Medicaid claims are a poor way to identify child abuse and neglect at a population level, according to a new study from the Brown School at Washington University in St. Louis. Maltreated children are frequent users of health and mental health services; almost all are entitled to Medicaid.
[Photo: Dr. Ramesh Raghavan]
Researchers examined Medicaid records from 36 states for 1,921 children in the National Survey of Child and Adolescent Well-Being whom caseworkers had identified as having been maltreated, and who had received Medicaid-funded services.
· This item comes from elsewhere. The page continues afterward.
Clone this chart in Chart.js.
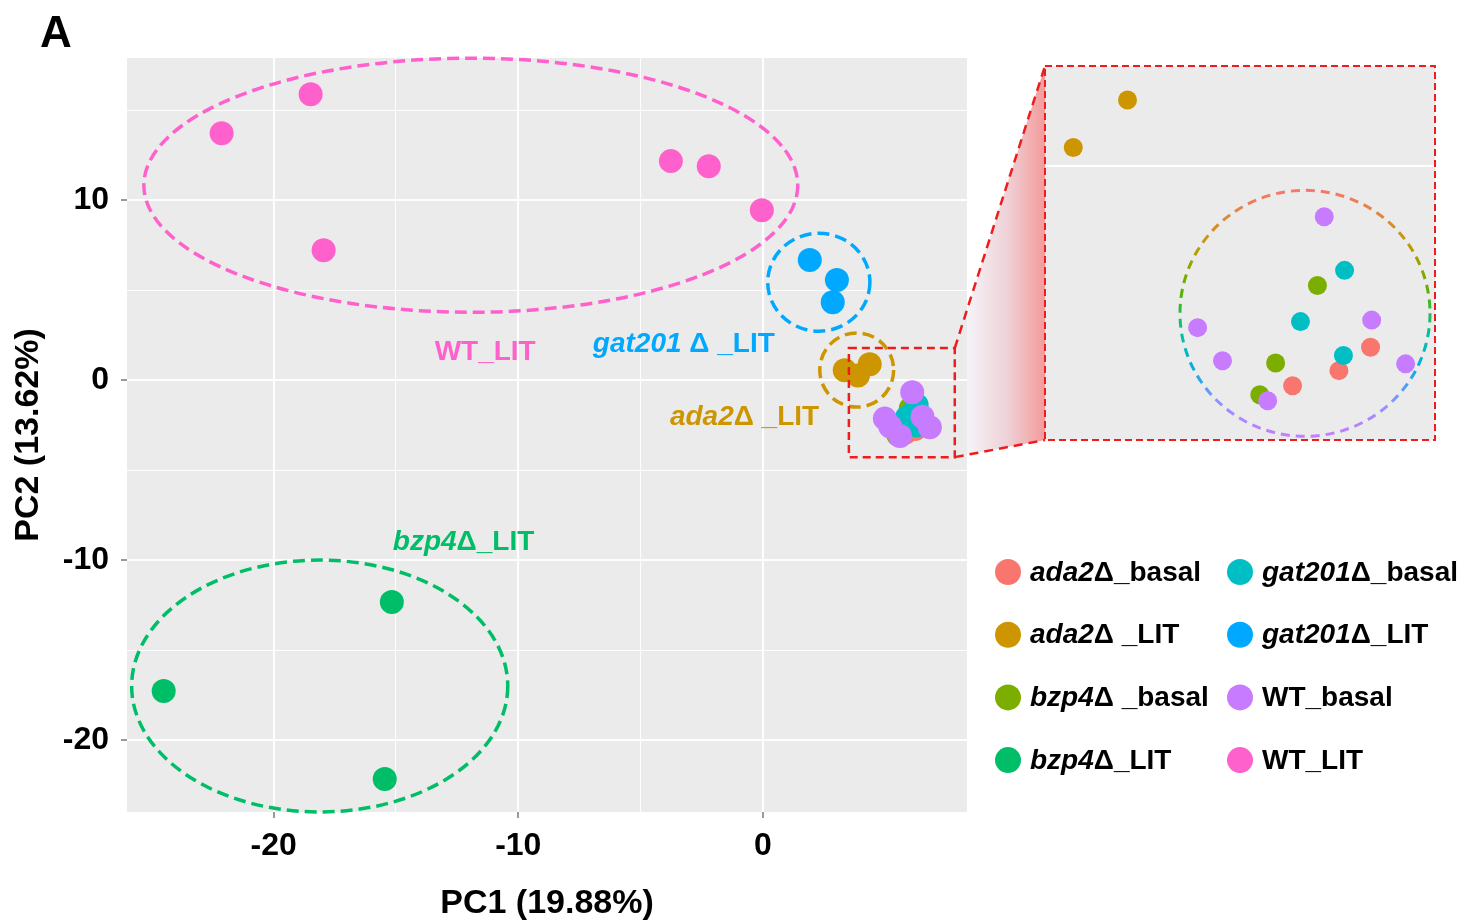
<!DOCTYPE html>
<html>
<head>
<meta charset="utf-8">
<title>PCA of RNA-seq samples</title>
<script src="https://cdn.jsdelivr.net/npm/chart.js@4.4.0/dist/chart.umd.min.js"></script>
<style>
  body { margin: 0; background: #fff; }
  #wrap { position: relative; width: 1482px; height: 924px; }
  #main { position: absolute; left: 0; top: 0; }
  #inset { position: absolute; left: 1043px; top: 64px; }
</style>
</head>
<body>
<div id="wrap">
  <canvas id="main" width="1482" height="924"></canvas>
  <canvas id="inset" width="394" height="378"></canvas>
</div>
<script>
const FONT = "'Liberation Sans', Arial, sans-serif";

// sample groups, in legend order
const groups = ['ada2Δ_basal', 'ada2Δ _LIT', 'bzp4Δ _basal', 'bzp4Δ_LIT',
                'gat201Δ_basal', 'gat201Δ_LIT', 'WT_basal', 'WT_LIT'];
const palette = ['#F8766D', '#CD9600', '#7CAE00', '#00BE67',
                 '#00BFC4', '#00A9FF', '#C77CFF', '#FF61CC'];

// PC1 / PC2 scores for each sample
const ada2Basal   = [{ x: 6.52, y: -2.40 }, { x: 6.24, y: -2.71 }, { x: 5.83, y: -2.91 }];
const ada2Lit     = [{ x: 4.37, y: 0.88 }, { x: 3.89, y: 0.25 }, { x: 3.35, y: 0.55 }];
const bzp4Basal   = [{ x: 6.05, y: -1.58 }, { x: 5.68, y: -2.61 }, { x: 5.54, y: -3.03 }];
const bzp4Lit     = [{ x: -15.17, y: -12.33 }, { x: -24.50, y: -17.28 }, { x: -15.46, y: -22.17 }];
const gat201Basal = [{ x: 6.29, y: -1.38 }, { x: 5.90, y: -2.06 }, { x: 6.28, y: -2.51 }];
const gat201Lit   = [{ x: 1.92, y: 6.67 }, { x: 3.03, y: 5.56 }, { x: 2.86, y: 4.33 }];
const wtBasal     = [{ x: 6.11, y: -0.67 }, { x: 4.99, y: -2.14 }, { x: 5.21, y: -2.58 },
                     { x: 6.53, y: -2.04 }, { x: 6.83, y: -2.62 }, { x: 5.61, y: -3.11 }];
const wtLit       = [{ x: -22.13, y: 13.72 }, { x: -18.49, y: 15.89 }, { x: -17.96, y: 7.22 },
                     { x: -3.76, y: 12.17 }, { x: -2.21, y: 11.89 }, { x: -0.04, y: 9.44 }];
const scores = [ada2Basal, ada2Lit, bzp4Basal, bzp4Lit, gat201Basal, gat201Lit, wtBasal, wtLit];

const xTicks = [-20, -10, 0];
const yTicks = [-20, -10, 0, 10];

// cluster outlines (group index, centre and radii in PC units)
const ellipses = [
  { group: 7, cx: -11.94, cy: 10.83, rx: 13.37, ry: 7.06 },
  { group: 5, cx: 2.29, cy: 5.44, rx: 2.09, ry: 2.72 },
  { group: 1, cx: 3.84, cy: 0.56, rx: 1.51, ry: 2.06 },
  { group: 3, cx: -18.12, cy: -17.0, rx: 7.69, ry: 7.0 }
];
// cluster names written inside the plot
const clusterLabels = [
  { group: 7, text: 'WT_LIT', x: -13.42, y: 1.11 },
  { group: 5, text: 'gat201 Δ _LIT', x: -6.95, y: 1.56 },
  { group: 1, text: 'ada2Δ _LIT', x: -3.80, y: -2.50 },
  { group: 3, text: 'bzp4Δ_LIT', x: -15.13, y: -9.44 }
];
// region of the main plot that is blown up in the inset
const zoomBox = { x: [3.52, 7.85], y: [-4.28, 1.78] };
// basal cluster outline in the inset
const basalRing = { cx: 5.94, cy: -1.95, rx: 1.106, ry: 1.631 };

const INSET = { left: 1043, top: 64, width: 394, height: 378, pad: 2 };

// italic gene name, upright suffix
function splitLabel(label) {
  const i = label.indexOf('Δ');
  return i > 0 ? [{ text: label.slice(0, i), italic: true }, { text: label.slice(i) }] : [{ text: label }];
}

function drawRich(ctx, parts, x, y, size, color) {
  let cx = x;
  ctx.fillStyle = color;
  parts.forEach(p => {
    ctx.font = (p.italic ? 'italic ' : '') + 'bold ' + size + 'px ' + FONT;
    ctx.fillText(p.text, cx, y);
    cx += ctx.measureText(p.text).width;
  });
}

const panel = {
  id: 'panel',
  beforeDraw(chart) {
    const { ctx, chartArea: a } = chart;
    ctx.save();
    ctx.fillStyle = '#EBEBEB';
    ctx.fillRect(a.left, a.top, a.right - a.left, a.bottom - a.top);
    ctx.restore();
  }
};

const mainDecor = {
  id: 'mainDecor',
  afterDatasetsDraw(chart) {
    const { ctx, scales: { x, y } } = chart;
    ctx.save();
    ellipses.forEach(e => {
      const cx = x.getPixelForValue(e.cx), cy = y.getPixelForValue(e.cy);
      const rx = x.getPixelForValue(e.cx + e.rx) - cx;
      const ry = cy - y.getPixelForValue(e.cy + e.ry);
      ctx.beginPath();
      ctx.ellipse(cx, cy, rx, ry, 0, 0, Math.PI * 2);
      ctx.setLineDash([12, 6]);
      ctx.lineWidth = 3.5;
      ctx.strokeStyle = palette[e.group];
      ctx.stroke();
    });
    ctx.setLineDash([]);
    ctx.textBaseline = 'alphabetic';
    ctx.textAlign = 'left';
    clusterLabels.forEach(l => {
      drawRich(ctx, splitLabel(l.text), x.getPixelForValue(l.x), y.getPixelForValue(l.y), 28, palette[l.group]);
    });
    // zoomed region
    const x0 = x.getPixelForValue(zoomBox.x[0]), x1 = x.getPixelForValue(zoomBox.x[1]);
    const y0 = y.getPixelForValue(zoomBox.y[1]), y1 = y.getPixelForValue(zoomBox.y[0]);
    ctx.setLineDash([8, 5]);
    ctx.lineWidth = 2.5;
    ctx.strokeStyle = '#EE1C1C';
    ctx.strokeRect(x0, y0, x1 - x0, y1 - y0);
    ctx.restore();
  },
  afterDraw(chart) {
    const { ctx, chartArea: a, scales: { x, y } } = chart;
    ctx.save();
    // panel tag
    ctx.fillStyle = '#000';
    ctx.font = 'bold 44px ' + FONT;
    ctx.textBaseline = 'alphabetic';
    ctx.fillText('A', 40, 47);

    // funnel from the zoom box to the inset
    const bx = x.getPixelForValue(zoomBox.x[1]);
    const bTop = y.getPixelForValue(zoomBox.y[1]), bBot = y.getPixelForValue(zoomBox.y[0]);
    const ix = INSET.left + INSET.pad;
    const iTop = INSET.top + INSET.pad, iBot = INSET.top + INSET.height - INSET.pad;
    ctx.save();
    ctx.beginPath();
    ctx.rect(a.right, 0, ix - a.right, chart.height);
    ctx.clip();
    const g = ctx.createLinearGradient(a.right, 0, ix, 0);
    g.addColorStop(0, '#F4F4F8');
    g.addColorStop(0.5, '#EED3D8');
    g.addColorStop(1, '#F49A9A');
    ctx.beginPath();
    ctx.moveTo(bx, bTop);
    ctx.lineTo(ix, iTop);
    ctx.lineTo(ix, iBot);
    ctx.lineTo(bx, bBot);
    ctx.closePath();
    ctx.fillStyle = g;
    ctx.fill();
    ctx.restore();
    ctx.setLineDash([9, 6]);
    ctx.lineWidth = 2.5;
    ctx.strokeStyle = '#EE1C1C';
    ctx.beginPath();
    ctx.moveTo(bx, bTop); ctx.lineTo(ix, iTop);
    ctx.moveTo(bx, bBot); ctx.lineTo(ix, iBot);
    ctx.stroke();
    ctx.setLineDash([]);

    // legend, two columns of four
    ctx.textBaseline = 'middle';
    groups.forEach((gname, i) => {
      const col = Math.floor(i / 4), row = i % 4;
      const cx = [1008, 1240][col], cy = 572 + row * 62.7;
      ctx.beginPath();
      ctx.arc(cx, cy, 13, 0, Math.PI * 2);
      ctx.fillStyle = palette[i];
      ctx.fill();
      drawRich(ctx, splitLabel(gname), cx + 22, cy + 1, 28, '#000');
    });
    ctx.restore();
  }
};

const isMinor = v => v % 5 === 0;
function gridStyle(ticks) {
  return {
    color: c => (c.tick && isMinor(c.tick.value) ? 'rgba(255,255,255,0.95)' : 'transparent'),
    lineWidth: c => (c.tick && ticks.includes(c.tick.value) ? 2 : 1),
    tickColor: c => (c.tick && ticks.includes(c.tick.value) ? '#999' : 'transparent'),
    tickLength: 6
  };
}
const tickFont = { family: FONT, size: 32, weight: 'bold' };
const titleFont = { family: FONT, size: 34, weight: 'bold' };

new Chart(document.getElementById('main'), {
  type: 'scatter',
  data: {
    datasets: groups.map((g, i) => ({
      label: g,
      data: scores[i],
      backgroundColor: palette[i],
      borderWidth: 0,
      pointRadius: 12,
      order: groups.length - i
    }))
  },
  options: {
    responsive: false,
    animation: false,
    devicePixelRatio: 1,
    layout: { autoPadding: false, padding: { left: 0, top: 58, right: 515, bottom: 0 } },
    plugins: { legend: { display: false }, tooltip: { enabled: false } },
    scales: {
      x: {
        type: 'linear', min: -26, max: 8.35,
        border: { display: false },
        grid: gridStyle(xTicks),
        ticks: { stepSize: 5, padding: 9, color: '#000', font: tickFont, maxRotation: 0, autoSkip: false,
                 callback: v => (xTicks.includes(v) ? String(v) : '') },
        title: { display: true, text: 'PC1 (19.88%)', color: '#000', font: titleFont, padding: { top: 0, bottom: 0 } },
        afterFit: s => { s.height = 112; }
      },
      y: {
        type: 'linear', min: -24, max: 17.9,
        border: { display: false },
        grid: gridStyle(yTicks),
        ticks: { stepSize: 5, padding: 12, color: '#000', font: tickFont, autoSkip: false,
                 callback: v => (yTicks.includes(v) ? String(v) : '') },
        title: { display: true, text: 'PC2 (13.62%)', color: '#000', font: titleFont, padding: { top: 8, bottom: 0 } },
        afterFit: s => { s.width = 127; }
      }
    }
  },
  plugins: [panel, mainDecor]
});

const insetDecor = {
  id: 'insetDecor',
  afterDatasetsDraw(chart) {
    const { ctx, scales: { x, y } } = chart;
    const cx = x.getPixelForValue(basalRing.cx), cy = y.getPixelForValue(basalRing.cy);
    const rx = x.getPixelForValue(basalRing.cx + basalRing.rx) - cx;
    const ry = cy - y.getPixelForValue(basalRing.cy + basalRing.ry);
    const g = ctx.createLinearGradient(0, cy - ry, 0, cy + ry);
    g.addColorStop(0, '#F8766D');
    g.addColorStop(0.22, '#C49A00');
    g.addColorStop(0.42, '#53B400');
    g.addColorStop(0.58, '#00C0A0');
    g.addColorStop(0.72, '#00B0E0');
    g.addColorStop(0.86, '#8C94FF');
    g.addColorStop(1, '#C77CFF');
    ctx.save();
    ctx.beginPath();
    ctx.ellipse(cx, cy, rx, ry, 0, 0, Math.PI * 2);
    ctx.setLineDash([9, 6]);
    ctx.lineWidth = 3;
    ctx.strokeStyle = g;
    ctx.stroke();
    ctx.restore();
  },
  afterDraw(chart) {
    const { ctx, chartArea: a } = chart;
    ctx.save();
    ctx.setLineDash([7, 4]);
    ctx.lineWidth = 2;
    ctx.strokeStyle = '#EE1C1C';
    ctx.strokeRect(a.left, a.top, a.right - a.left, a.bottom - a.top);
    ctx.restore();
  }
};

new Chart(document.getElementById('inset'), {
  type: 'scatter',
  data: {
    datasets: groups.map((g, i) => ({
      label: g,
      data: scores[i],
      backgroundColor: palette[i],
      borderWidth: 0,
      pointRadius: 9.5,
      order: groups.length - i,
      clip: 0
    }))
  },
  options: {
    responsive: false,
    animation: false,
    devicePixelRatio: 1,
    layout: { autoPadding: false, padding: INSET.pad },
    plugins: { legend: { display: false }, tooltip: { enabled: false } },
    scales: {
      x: { type: 'linear', min: 3.64, max: 7.09, display: false },
      y: {
        type: 'linear', min: -3.63, max: 1.33,
        border: { display: false },
        grid: { color: c => (c.tick && c.tick.value === 0 ? '#FFFFFF' : 'transparent'), lineWidth: 2, drawTicks: false },
        ticks: { display: false, stepSize: 5 },
        afterFit: s => { s.width = 0; }
      }
    }
  },
  plugins: [panel, insetDecor]
});
</script>
</body>
</html>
Only 15 percent had relevant codes for abuse or neglect in any of their Medicaid files over four years of observation.
Medicaid records of maltreated boys, older children, and African Americans were less likely to reflect abuse than those of other children, the study found.
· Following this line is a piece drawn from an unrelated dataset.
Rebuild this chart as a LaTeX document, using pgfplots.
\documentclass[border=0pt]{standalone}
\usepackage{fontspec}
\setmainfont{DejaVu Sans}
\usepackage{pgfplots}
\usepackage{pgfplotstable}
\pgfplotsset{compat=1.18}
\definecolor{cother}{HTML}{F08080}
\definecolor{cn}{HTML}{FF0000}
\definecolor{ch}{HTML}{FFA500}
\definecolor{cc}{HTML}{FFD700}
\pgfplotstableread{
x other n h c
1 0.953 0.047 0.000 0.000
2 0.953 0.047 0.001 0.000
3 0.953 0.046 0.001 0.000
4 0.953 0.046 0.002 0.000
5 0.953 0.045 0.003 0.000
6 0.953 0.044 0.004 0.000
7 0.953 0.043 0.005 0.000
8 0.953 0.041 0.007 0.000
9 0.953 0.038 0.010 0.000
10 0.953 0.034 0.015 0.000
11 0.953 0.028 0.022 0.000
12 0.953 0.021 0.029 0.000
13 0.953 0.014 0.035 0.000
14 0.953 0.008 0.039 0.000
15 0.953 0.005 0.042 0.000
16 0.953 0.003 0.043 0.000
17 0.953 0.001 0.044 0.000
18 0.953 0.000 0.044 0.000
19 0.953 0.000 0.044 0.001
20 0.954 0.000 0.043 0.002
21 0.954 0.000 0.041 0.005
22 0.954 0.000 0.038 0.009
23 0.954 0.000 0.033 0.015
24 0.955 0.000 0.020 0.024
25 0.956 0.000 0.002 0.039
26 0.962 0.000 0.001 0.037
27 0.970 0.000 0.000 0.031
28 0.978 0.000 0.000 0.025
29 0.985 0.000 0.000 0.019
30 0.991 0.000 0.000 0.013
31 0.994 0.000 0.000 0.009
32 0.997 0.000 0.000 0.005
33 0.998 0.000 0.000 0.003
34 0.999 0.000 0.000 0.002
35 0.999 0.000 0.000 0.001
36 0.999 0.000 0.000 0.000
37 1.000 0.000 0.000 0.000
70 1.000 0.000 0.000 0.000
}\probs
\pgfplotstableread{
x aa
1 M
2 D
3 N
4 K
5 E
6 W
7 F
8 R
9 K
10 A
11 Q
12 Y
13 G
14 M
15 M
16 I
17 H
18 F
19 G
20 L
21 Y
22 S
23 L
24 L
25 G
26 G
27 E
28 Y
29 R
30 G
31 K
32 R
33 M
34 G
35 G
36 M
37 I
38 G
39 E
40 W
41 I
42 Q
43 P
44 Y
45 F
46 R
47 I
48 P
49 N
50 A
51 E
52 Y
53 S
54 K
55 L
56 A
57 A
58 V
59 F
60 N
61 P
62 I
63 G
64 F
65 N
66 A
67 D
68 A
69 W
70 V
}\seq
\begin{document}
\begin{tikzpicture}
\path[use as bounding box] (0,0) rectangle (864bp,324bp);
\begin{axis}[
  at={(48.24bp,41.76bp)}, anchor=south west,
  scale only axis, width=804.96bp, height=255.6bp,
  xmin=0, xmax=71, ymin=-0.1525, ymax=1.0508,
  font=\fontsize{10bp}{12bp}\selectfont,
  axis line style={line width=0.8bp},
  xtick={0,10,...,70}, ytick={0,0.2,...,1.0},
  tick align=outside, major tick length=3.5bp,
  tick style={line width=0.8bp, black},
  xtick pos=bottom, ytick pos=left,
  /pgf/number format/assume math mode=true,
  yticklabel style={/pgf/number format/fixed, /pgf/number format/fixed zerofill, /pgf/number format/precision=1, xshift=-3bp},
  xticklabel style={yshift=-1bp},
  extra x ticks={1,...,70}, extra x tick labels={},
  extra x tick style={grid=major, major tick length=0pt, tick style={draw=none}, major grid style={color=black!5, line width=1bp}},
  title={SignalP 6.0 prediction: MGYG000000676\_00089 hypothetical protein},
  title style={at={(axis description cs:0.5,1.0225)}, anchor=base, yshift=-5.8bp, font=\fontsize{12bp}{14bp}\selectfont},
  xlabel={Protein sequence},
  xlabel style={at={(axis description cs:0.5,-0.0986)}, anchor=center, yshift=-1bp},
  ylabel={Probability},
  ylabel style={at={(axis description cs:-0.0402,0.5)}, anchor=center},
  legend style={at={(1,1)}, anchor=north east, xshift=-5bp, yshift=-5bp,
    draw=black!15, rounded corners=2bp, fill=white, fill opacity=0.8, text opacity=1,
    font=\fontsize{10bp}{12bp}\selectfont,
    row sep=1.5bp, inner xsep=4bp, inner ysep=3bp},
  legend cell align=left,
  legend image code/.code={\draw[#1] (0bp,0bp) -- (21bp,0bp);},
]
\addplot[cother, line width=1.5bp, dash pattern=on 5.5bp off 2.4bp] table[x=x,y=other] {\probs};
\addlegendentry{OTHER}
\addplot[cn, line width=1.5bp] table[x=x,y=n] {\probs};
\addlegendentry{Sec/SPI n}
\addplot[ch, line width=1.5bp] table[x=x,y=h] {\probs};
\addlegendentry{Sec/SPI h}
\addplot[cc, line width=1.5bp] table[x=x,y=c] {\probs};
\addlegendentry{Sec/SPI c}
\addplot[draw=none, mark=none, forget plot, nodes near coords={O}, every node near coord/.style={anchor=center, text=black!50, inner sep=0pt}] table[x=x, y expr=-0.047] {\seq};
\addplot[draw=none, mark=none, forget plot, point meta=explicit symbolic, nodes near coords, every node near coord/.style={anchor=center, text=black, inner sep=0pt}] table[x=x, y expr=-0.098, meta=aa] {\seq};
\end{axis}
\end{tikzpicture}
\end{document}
Previous research has documented the reasons clinicians may not enter maltreatment codes while billing Medicaid, but the magnitude at a national level has not been known.
“This study has important implications for Medicaid scholarship conducted on abused an neglected children,” wrote Dr. Ramesh Raghavan, associate professor at the Brown School and lead author of the study. “It seems clear that relying upon Medicaid claims yields unacceptably low rates of ascertained maltreatment.”
Instead, he wrote, researchers should include data from child welfare or other administrative data sets to better capture the prevalence of abuse or neglect at a population level.
The study was published online in the August issue of Child Maltreatment.